The Alliance of German Democrats (Allianz Deutscher Demokraten) is a minor party in Germany aimed primarily at immigrants of Turkish origin.

==History==
This party was founded by the entrepreneur Remzi Aru in Nuremberg directly after the resolution on the Armenian Genocide. According to him, no party is more eligible for (especially Turkish) migrants in Germany. Experts see a clear proximity to Erdogan and the AKP and a "narrow choice basis", as the party would appeal primarily to Turks - of which only half may vote in Germany. The Alternative for Germany (Alternative für Deutschland; AfD) filed a complaint against the abbreviation ADD and won in the first instance.

In mid-December 2017, a regional association of AD-D was founded in Bavaria. The first regional chairman is the industrial engineer Taner Kaplan.

==Elections==
The party ran for the first time in the state elections in North Rhine-Westphalia in 2017. It achieved 0.15% of the second votes cast.

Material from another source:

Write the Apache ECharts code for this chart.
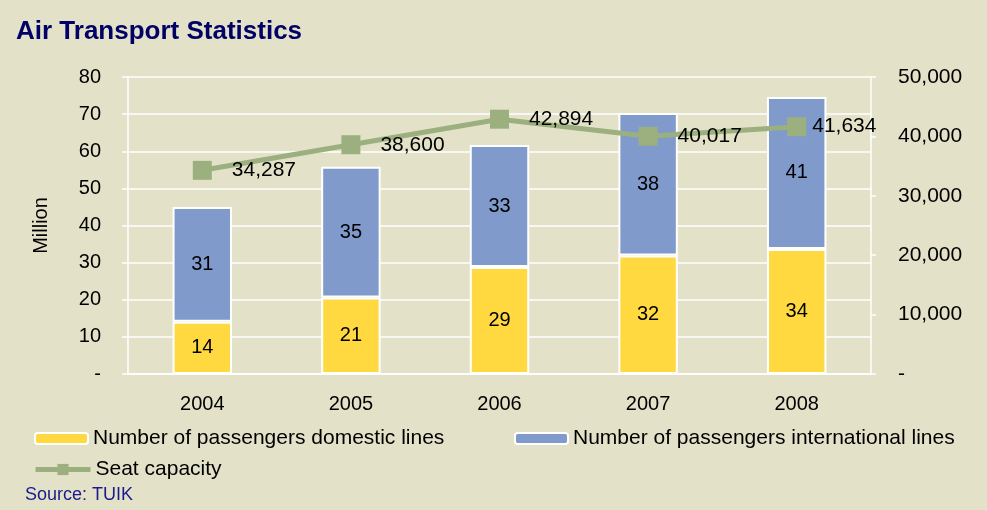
<!DOCTYPE html>
<html><head><meta charset="utf-8">
<script src="https://cdn.jsdelivr.net/npm/echarts@6/dist/echarts.min.js"></script>
<style>html,body{margin:0;padding:0;background:#E3E2C9;}#c{width:987px;height:510px;}</style>
</head><body><div id="c"></div>
<script>
const years = ['2004','2005','2006','2007','2008'];
const domestic = [14.1, 20.6, 28.8, 31.9, 33.7];
const international = [30.9, 35.2, 32.9, 38.4, 40.9];
const seatCapacity = [34287, 38600, 42894, 40017, 41634];
const leftTicks = [0, 80, 10];
const rightTicks = [0, 50000, 10000];

const FONT = '"Liberation Sans", Arial, sans-serif';
const chart = echarts.init(document.getElementById('c'));
const fmt = v => v === 0 ? '-' : v.toLocaleString('en-US');
const lgText = {fontSize: 21, color: '#000', fontFamily: FONT};
const seatData = seatCapacity.map((v, i) => i === seatCapacity.length - 1
  ? {value: v, label: {distance: 6}} : v);
chart.setOption({
  backgroundColor: '#E3E2C9',
  textStyle: {fontFamily: FONT},
  animation: false,
  title: [{text: 'Air Transport Statistics', left: 11, top: 14,
    textStyle: {fontFamily: FONT, fontSize: 26, fontWeight: 'bold', color: '#000066'}},
    {text: 'Source: TUIK', left: 25, top: 486, padding: 0,
    textStyle: {fontFamily: FONT, fontSize: 18, fontWeight: 'normal', color: '#1a1a8c'}}],
  grid: {left: 128, right: 116, top: 77, bottom: 136},
  legend: [
    {data: ['Number of passengers domestic lines'], left: 34, top: 428, padding: 0, itemWidth: 53, itemHeight: 11,
     textStyle: lgText},
    {data: ['Number of passengers international lines'], left: 514, top: 428, padding: 0, itemWidth: 53, itemHeight: 11,
     textStyle: lgText},
    {data: ['Seat capacity'], left: 33, top: 459, padding: 0, itemWidth: 55, itemHeight: 14,
     lineStyle: {width: 5}, textStyle: lgText}
  ],
  xAxis: {type: 'category', data: years,
    axisLine: {lineStyle: {color: '#fff', width: 1.5}}, axisTick: {show: false},
    axisLabel: {fontSize: 20, color: '#000', margin: 20, fontFamily: FONT}},
  yAxis: [
    {type: 'value', min: leftTicks[0], max: leftTicks[1], interval: leftTicks[2],
     name: 'Million', nameLocation: 'middle', nameGap: 77, nameRotate: 90,
     nameTextStyle: {fontSize: 20, color: '#000', fontFamily: FONT},
     axisLine: {show: true, lineStyle: {color: '#fff', width: 1.5}},
     axisTick: {show: true, length: 6, lineStyle: {color: '#fff', width: 1.5}},
     splitLine: {lineStyle: {color: '#fff', width: 1.5}},
     axisLabel: {fontSize: 20, color: '#000', margin: 27, fontFamily: FONT, formatter: fmt}},
    {type: 'value', min: rightTicks[0], max: rightTicks[1], interval: rightTicks[2], position: 'right',
     axisLine: {show: true, lineStyle: {color: '#fff', width: 1.5}},
     axisTick: {show: true, length: 5, lineStyle: {color: '#fff', width: 1.5}},
     splitLine: {show: false},
     axisLabel: {fontSize: 21, color: '#000', margin: 27, fontFamily: FONT, formatter: fmt}}
  ],
  series: [
    {name: 'Number of passengers domestic lines', type: 'bar', stack: 'p', data: domestic, barWidth: '40%',
     itemStyle: {color: '#FFD93F', borderColor: '#fff', borderWidth: 2},
     label: {show: true, position: 'inside', fontSize: 20, color: '#000', fontFamily: FONT,
       formatter: p => Math.round(p.value)}},
    {name: 'Number of passengers international lines', type: 'bar', stack: 'p', data: international,
     itemStyle: {color: '#7F9ACB', borderColor: '#fff', borderWidth: 2},
     label: {show: true, position: 'inside', fontSize: 20, color: '#000', fontFamily: FONT,
       formatter: p => Math.round(p.value)}},
    {name: 'Seat capacity', type: 'line', yAxisIndex: 1, data: seatData,
     symbol: 'rect', symbolSize: 19, lineStyle: {color: '#9BB07E', width: 5},
     itemStyle: {color: '#9BB07E'},
     label: {show: true, position: 'right', distance: 20, fontSize: 21, color: '#000', fontFamily: FONT,
       formatter: p => p.value.toLocaleString('en-US')}}
  ]
});
</script></body></html>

The state list of the AD-D in North Rhine-Westphalia was approved for the 2017 federal election. During the election campaign, the party posted pictures of Erdogan with a Turkish slogan that translates as "Turkey friends - stand with them! Give them your votes! Grow with them!" Nationwide, it received 0.1 percent of the votes in NRW 0.4%. In a few cities, the party became the strongest party among those parties that did not reach the Bundestag, for example in Herne with 1.2%.